Exercise ->
The listing below should be printed exactly, every line of it. Skip the pictures.

[BEGIN]

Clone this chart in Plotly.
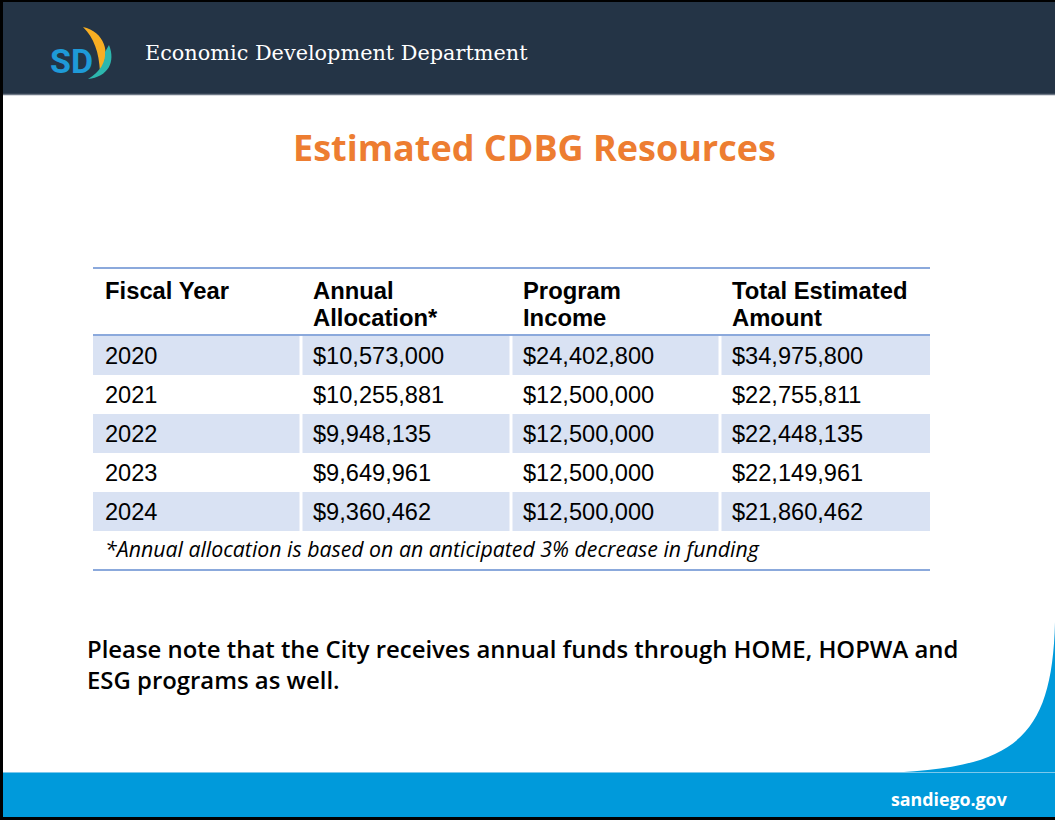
import plotly.graph_objects as go

# ---------------- data ----------------
fiscal_years = ["2020", "2021", "2022", "2023", "2024"]
annual_allocation = [10573000, 10255881, 9948135, 9649961, 9360462]
program_income = [24402800, 12500000, 12500000, 12500000, 12500000]
total_estimated = [34975800, 22755811, 22448135, 22149961, 21860462]
header_line1 = ["Fiscal Year", "Annual", "Program", "Total Estimated"]
header_line2 = ["", "Allocation*", "Income", "Amount"]
footnote = "*Annual allocation is based on an anticipated 3% decrease in funding"
title_text = "Estimated CDBG Resources"
dept_text = "Economic Development Department"
note_lines = ["Please note that the City receives annual funds through HOME, HOPWA and",
              "ESG programs as well."]
site_text = "sandiego.gov"

W, H = 1055, 820

# ---------------- layout geometry ----------------
col_x = [93, 301, 511, 720, 930]
table_top = 268
header_bottom = 335
row_top = 336
row_h = 39
foot_y = 548
table_bottom = 570

NAVY = "#243446"
BLUE = "#009ADB"
LINE = "#8BA9DC"
SHADE = "#D9E2F3"
ORANGE = "#ED7D31"
TFONT = "Arial, Liberation Sans, sans-serif"
OFONT = "Open Sans, Noto Sans, sans-serif"

shapes = []
annotations = []

def rect(x0, y0, x1, y1, color, layer="below"):
    shapes.append(dict(type="rect", xref="x", yref="y", x0=x0, y0=y0, x1=x1, y1=y1,
                       fillcolor=color, line=dict(width=0), layer=layer))

def hline(x0, x1, y, color, w):
    shapes.append(dict(type="line", xref="x", yref="y", x0=x0, x1=x1, y0=y, y1=y,
                       line=dict(color=color, width=w), layer="above"))

def text(x, y, s, size, color, family, xanchor="left", weight="normal", style="normal",
         align="left"):
    annotations.append(dict(x=x, y=y, xref="x", yref="y", text=s, showarrow=False,
                            xanchor=xanchor, yanchor="middle", align=align,
                            font=dict(size=size, color=color, family=family,
                                      weight=weight, style=style)))

# header band
rect(0, 0, W, 94, NAVY)
hline(0, W, 94.5, "#6B7684", 1.5)
# footer band + curve
rect(0, 773, W, H, BLUE)
hline(0, W, 772.5, "#7CC8EC", 1)
shapes.append(dict(type="path", xref="x", yref="y",
                   path="M 1055,622 C 1052,745 1010,770 870,773.5 L 1055,773.5 Z",
                   fillcolor=BLUE, line=dict(width=0), layer="below"))
# black frame
rect(0, 0, W, 2, "black", "above")
rect(0, 0, 3, H, "black", "above")
rect(0, 817, W, H, "black", "above")

# logo
shapes.append(dict(type="path", xref="x", yref="y",
                   path="M 83,27 C 104,32 112,52 100,72 C 99,52 94,38 83,27 Z",
                   fillcolor="#F8AE22", line=dict(width=0), layer="above"))
shapes.append(dict(type="path", xref="x", yref="y",
                   path="M 109,45 C 116,62 108,77 88,79 C 100,72 106,62 105,52 Z",
                   fillcolor="#2DB7AE", line=dict(width=0), layer="above"))
text(48, 61, "SD", 34, "#1E9AD8", "Roboto, Arial, sans-serif", weight="bold")
text(143, 53, dept_text, 20.8, "white", "DejaVu Serif, Liberation Serif, serif")

# title
text(534, 147, title_text, 36, ORANGE, OFONT, xanchor="center", weight="bold")

# table: shaded rows
for r in range(len(fiscal_years)):
    y0 = row_top + r * row_h
    if r % 2 == 0:
        for c in range(4):
            x0 = col_x[c] + (1.5 if c > 0 else 0)
            x1 = col_x[c + 1] - (1.5 if c < 3 else 0)
            rect(x0, y0, x1, y0 + row_h, SHADE)
hline(col_x[0], col_x[-1], table_top, LINE, 2)
hline(col_x[0], col_x[-1], header_bottom, LINE, 2)
hline(col_x[0], col_x[-1], table_bottom, LINE, 2)

# header text
for c in range(4):
    text(col_x[c] + 10, 290, header_line1[c], 23.8, "black", TFONT, weight="bold")
    if header_line2[c]:
        text(col_x[c] + 10, 317, header_line2[c], 23.8, "black", TFONT, weight="bold")

# body text
columns = [fiscal_years,
           [f"${v:,}" for v in annual_allocation],
           [f"${v:,}" for v in program_income],
           [f"${v:,}" for v in total_estimated]]
for c, col in enumerate(columns):
    for r, s in enumerate(col):
        text(col_x[c] + 10, row_top + r * row_h + row_h / 2, s, 23.6, "black", TFONT)

text(103, foot_y, footnote, 21.3, "black", OFONT, style="italic")

# note (one annotation, two lines)
text(85, 664, "<br>".join(note_lines), 23.9, "black", OFONT, weight=600)

# footer site
text(949, 799, site_text, 17.8, "white", OFONT, xanchor="center", weight="bold")

fig = go.Figure()
fig.update_layout(
    width=W, height=H, margin=dict(l=0, r=0, t=0, b=0),
    paper_bgcolor="white", plot_bgcolor="white",
    xaxis=dict(range=[0, W], visible=False, fixedrange=True),
    yaxis=dict(range=[H, 0], visible=False, fixedrange=True),
    shapes=shapes, annotations=annotations, showlegend=False,
)
fig.write_html("out.html", config={"displayModeBar": False},
               post_script="document.body.style.margin='0';document.body.style.overflow='hidden';")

[END]

Expected answer ->
Clone this chart in Plotly.
import plotly.graph_objects as go

# ---------------- data ----------------
fiscal_years = ["2020", "2021", "2022", "2023", "2024"]
annual_allocation = [10573000, 10255881, 9948135, 9649961, 9360462]
program_income = [24402800, 12500000, 12500000, 12500000, 12500000]
total_estimated = [34975800, 22755811, 22448135, 22149961, 21860462]
header_line1 = ["Fiscal Year", "Annual", "Program", "Total Estimated"]
header_line2 = ["", "Allocation*", "Income", "Amount"]
footnote = "*Annual allocation is based on an anticipated 3% decrease in funding"
title_text = "Estimated CDBG Resources"
dept_text = "Economic Development Department"
note_lines = ["Please note that the City receives annual funds through HOME, HOPWA and",
              "ESG programs as well."]
site_text = "sandiego.gov"

W, H = 1055, 820

# ---------------- layout geometry ----------------
col_x = [93, 301, 511, 720, 930]
table_top = 268
header_bottom = 335
row_top = 336
row_h = 39
foot_y = 548
table_bottom = 570

NAVY = "#243446"
BLUE = "#009ADB"
LINE = "#8BA9DC"
SHADE = "#D9E2F3"
ORANGE = "#ED7D31"
TFONT = "Arial, Liberation Sans, sans-serif"
OFONT = "Open Sans, Noto Sans, sans-serif"

shapes = []
annotations = []

def rect(x0, y0, x1, y1, color, layer="below"):
    shapes.append(dict(type="rect", xref="x", yref="y", x0=x0, y0=y0, x1=x1, y1=y1,
                       fillcolor=color, line=dict(width=0), layer=layer))

def hline(x0, x1, y, color, w):
    shapes.append(dict(type="line", xref="x", yref="y", x0=x0, x1=x1, y0=y, y1=y,
                       line=dict(color=color, width=w), layer="above"))

def text(x, y, s, size, color, family, xanchor="left", weight="normal", style="normal",
         align="left"):
    annotations.append(dict(x=x, y=y, xref="x", yref="y", text=s, showarrow=False,
                            xanchor=xanchor, yanchor="middle", align=align,
                            font=dict(size=size, color=color, family=family,
                                      weight=weight, style=style)))

# header band
rect(0, 0, W, 94, NAVY)
hline(0, W, 94.5, "#6B7684", 1.5)
# footer band + curve
rect(0, 773, W, H, BLUE)
hline(0, W, 772.5, "#7CC8EC", 1)
shapes.append(dict(type="path", xref="x", yref="y",
                   path="M 1055,622 C 1052,745 1010,770 870,773.5 L 1055,773.5 Z",
                   fillcolor=BLUE, line=dict(width=0), layer="below"))
# black frame
rect(0, 0, W, 2, "black", "above")
rect(0, 0, 3, H, "black", "above")
rect(0, 817, W, H, "black", "above")

# logo
shapes.append(dict(type="path", xref="x", yref="y",
                   path="M 83,27 C 104,32 112,52 100,72 C 99,52 94,38 83,27 Z",
                   fillcolor="#F8AE22", line=dict(width=0), layer="above"))
shapes.append(dict(type="path", xref="x", yref="y",
                   path="M 109,45 C 116,62 108,77 88,79 C 100,72 106,62 105,52 Z",
                   fillcolor="#2DB7AE", line=dict(width=0), layer="above"))
text(48, 61, "SD", 34, "#1E9AD8", "Roboto, Arial, sans-serif", weight="bold")
text(143, 53, dept_text, 20.8, "white", "DejaVu Serif, Liberation Serif, serif")

# title
text(534, 147, title_text, 36, ORANGE, OFONT, xanchor="center", weight="bold")

# table: shaded rows
for r in range(len(fiscal_years)):
    y0 = row_top + r * row_h
    if r % 2 == 0:
        for c in range(4):
            x0 = col_x[c] + (1.5 if c > 0 else 0)
            x1 = col_x[c + 1] - (1.5 if c < 3 else 0)
            rect(x0, y0, x1, y0 + row_h, SHADE)
hline(col_x[0], col_x[-1], table_top, LINE, 2)
hline(col_x[0], col_x[-1], header_bottom, LINE, 2)
hline(col_x[0], col_x[-1], table_bottom, LINE, 2)

# header text
for c in range(4):
    text(col_x[c] + 10, 290, header_line1[c], 23.8, "black", TFONT, weight="bold")
    if header_line2[c]:
        text(col_x[c] + 10, 317, header_line2[c], 23.8, "black", TFONT, weight="bold")

# body text
columns = [fiscal_years,
           [f"${v:,}" for v in annual_allocation],
           [f"${v:,}" for v in program_income],
           [f"${v:,}" for v in total_estimated]]
for c, col in enumerate(columns):
    for r, s in enumerate(col):
        text(col_x[c] + 10, row_top + r * row_h + row_h / 2, s, 23.6, "black", TFONT)

text(103, foot_y, footnote, 21.3, "black", OFONT, style="italic")

# note (one annotation, two lines)
text(85, 664, "<br>".join(note_lines), 23.9, "black", OFONT, weight=600)

# footer site
text(949, 799, site_text, 17.8, "white", OFONT, xanchor="center", weight="bold")

fig = go.Figure()
fig.update_layout(
    width=W, height=H, margin=dict(l=0, r=0, t=0, b=0),
    paper_bgcolor="white", plot_bgcolor="white",
    xaxis=dict(range=[0, W], visible=False, fixedrange=True),
    yaxis=dict(range=[H, 0], visible=False, fixedrange=True),
    shapes=shapes, annotations=annotations, showlegend=False,
)
fig.write_html("out.html", config={"displayModeBar": False},
               post_script="document.body.style.margin='0';document.body.style.overflow='hidden';")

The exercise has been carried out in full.